Soon OPS will issue the rules for periodic testing of gas pipelines in HCAs. The rules, which are already drafted, will define three acceptable methods of inspection: inline inspection, hydrostatic testing, and what’s called external corrosion direct assessment or ECDA.
Inline inspection. This is by far the preferred method. It involves an instrumented pig launched through the line. The pig carries within it instruments that measure corrosion, wear, and damage such as cracks and pits. These flaws are recorded and can be coordinated with a position along the line. Pigging is the least expensive and most accurate way of gauging the condition of the pipe wall, and it can be done with the pipeline in service. Sadly, many lines, especially older gas lines, cannot accommodate pigging. Sometimes the valves along the line are smaller than the pipe so the pig can’t pass through them. In other lines, pipe bends are so sharp that the pig can’t pass through.
Hydrostatic Testing. In this method, a segment of the pipeline is isolated, filled with water, and pressurized for a period of time. In addition to requiring that the line be removed from service, hydrostatic testing requires lengthy periods to prepare the line and to dry it after the test. It also requires disposal of very large volumes of water after the test and careful disposal of grease and oil that may be picked up by the water.

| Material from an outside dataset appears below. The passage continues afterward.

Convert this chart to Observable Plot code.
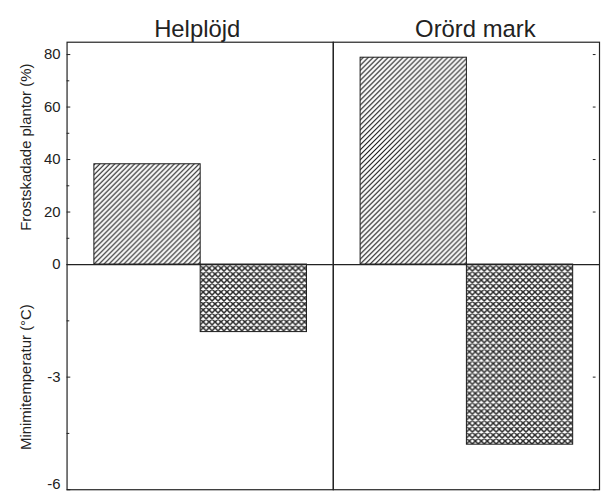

Direct Assessment. The last candidate is external corrosion direct assessment (ECDA). It is the method of last resort, existing only because there has to be some way to test a pipeline where the pig won’t work or the line cannot be shut down for hydrostatic testing. Several methods and procedures are available for use in this category. Testing would likely be engineered specifically for the particular line and conditions.
The Size of the Job
Impact of the rules on pipeline operators is likely to be quite heavy. There are close to 2 million miles of pipeline in the United States. Various sources estimate the totals, but as of the end of 2001, DOT lists 155,000 miles of hazardous liquids, mostly crude oils but including refined products; 307,524 miles of gas transmission lines; and 1.14 million miles of gas distribution lines. Other sources show larger total miles, but don’t change the general impression that making the required surveys is a very big job.
What costs pipeliners may encounter are now largely a matter of guesswork. Take gas transmission lines, for example. DOT has estimated that about 20,440 miles of interstate gas transmission pipelines will end up in the HCA category. This amounts to about seven percent of the total 307,524 miles.
Retesting every seven years as required by the Pipeline Safety Improvement Act of 2002 would place 2,920 miles of pipeline under testing annually. Again, estimating, DOT feels that testing methods will turn out to be roughly equal: About 35 percent of these lines are piggable, 30 percent could be hydrostatically tested, and 35% would require direct assessment.
It is possible also that mapping will turn up short and widely separated HCA line segments that require testing. One industry analyst, anticipating this, feels that management may face a considerable planning challenge in testing HCA segments at reasonable costs. On the other hand, inspection, testing, and maintenance of the entire pipeline can’t be neglected, so HCA inspections might become variations on regular procedures. Providers of maintenance services--those companies that coat pipelines, install cathodic protection, and monitor and test line conditions--will also be challenged. But those issues lie ahead. As operators gain experience, it will be interesting to see what develops.